Try changing your code to:

// Return 2 indexes from numbers that sum up to target.
struct result twoSum_Helper(int numbers[], int size, int target, int i, int j)
{
    if (numbers[i] + numbers[j] == target)
        return gen_Result(i, j, true);
    if (i >= (size - 1))
        return gen_Result(i, j, false);

    if(j >= size)
        i++; //call by value, changing i here does not matter
    return twoSum_Helper(numbers, size, target, i, i + 1);
}

edit: removed unnecessary parameter as per comment from asker

// Return 2 indexes from numbers that sum up to target.
struct result twoSum_Helper(int numbers[], int size, int target, int i)
{
    if (numbers[i] + numbers[i+1] == target || i >= (size - 1))
        return gen_Result(i, i+1, true);

    if(i+1 >= size)
        i++; //call by value, changing i here does not matter
    return twoSum_Helper(numbers, size, target, i);
}
0
votes

Support of Tail Call Optimization (TCO) is limited in C/C++.

So, if the code relies on TCO to avoid stack overflow it may be better to rewrite it with a loop. Otherwise some auto test is needed to be sure that the code is optimized.

Typically TCO may be suppressed by:

  • passing pointers to objects on stack of recursive function to external functions (in case of C++ also passing such object by reference);
  • local object with non-trivial destructor even if the tail recursion is valid (the destructor is called before the tail return statement), for example Why isn't g++ tail call optimizing while gcc is?
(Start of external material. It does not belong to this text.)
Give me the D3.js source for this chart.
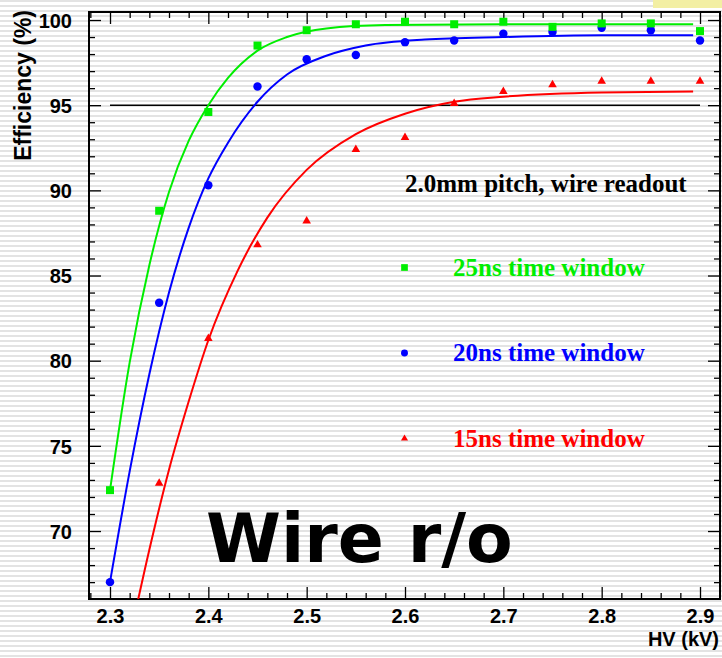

Here TCO is confused by returning structure by value. It can be fixed if the result of all recursive calls will be written to the same memory address allocated in other function twoSum (similarly to the answer https://stackoverflow.com/a/30090390/4023446 to Tail-recursion not happening)

struct result
{
    int i;
    int j;
    bool found;
};

struct result gen_Result(int i, int j, bool found)
{
    struct result r;
    r.i = i;
    r.j = j;
    r.found = found;
    return r;
}

struct result* twoSum_Helper(int numbers[], int size, int target,
    int i, int j, struct result* res_)
{
    if (i >= (size - 1)) {
        *res_ = gen_Result(i, j, false);
        return res_;
    }
    if (numbers[i] + numbers[j] == target) {
        *res_ = gen_Result(i, j, true);
        return res_;
    }
    if (j >= size)
        return twoSum_Helper(numbers, size, target, i + 1, i + 2, res_);
    else
        return twoSum_Helper(numbers, size, target, i, j + 1, res_);
}

// Return 2 indexes from numbers that sum up to target.
struct result twoSum(int numbers[], int size, int target)
{
    struct result r;
    return *twoSum_Helper(numbers, size, target, 0, 1, &r);
}

The value of res_ pointer is constant for all recursive calls of twoSum_Helper. It can be seen in the assembly output (the -S flag) that the twoSum_Helper tail recursion is optimized as a loop even with two recursive exit points.

Compile options: g++ -O2 -S (g++ version 4.7.2).

-2
votes

I have heard others complain, that tail recursion is only optimized with gcc and not g++. Could you try using gcc.

-3
votes

Since the code of twoSum_Helper is calling itself it shouldn't come as a surprise that the assembly shows exactly that happening. That's the whole point of a recursion :-) So this hasn't got anything to do with g++.

Every recursion creates a new stack frame, and stack space is limited by default. You can increase the stack size (don't know how to do that on Windows, on UNIX the ulimit command is used), but that only defers the crash.

The real solution is to get rid of the recursion. See for example this question and this question.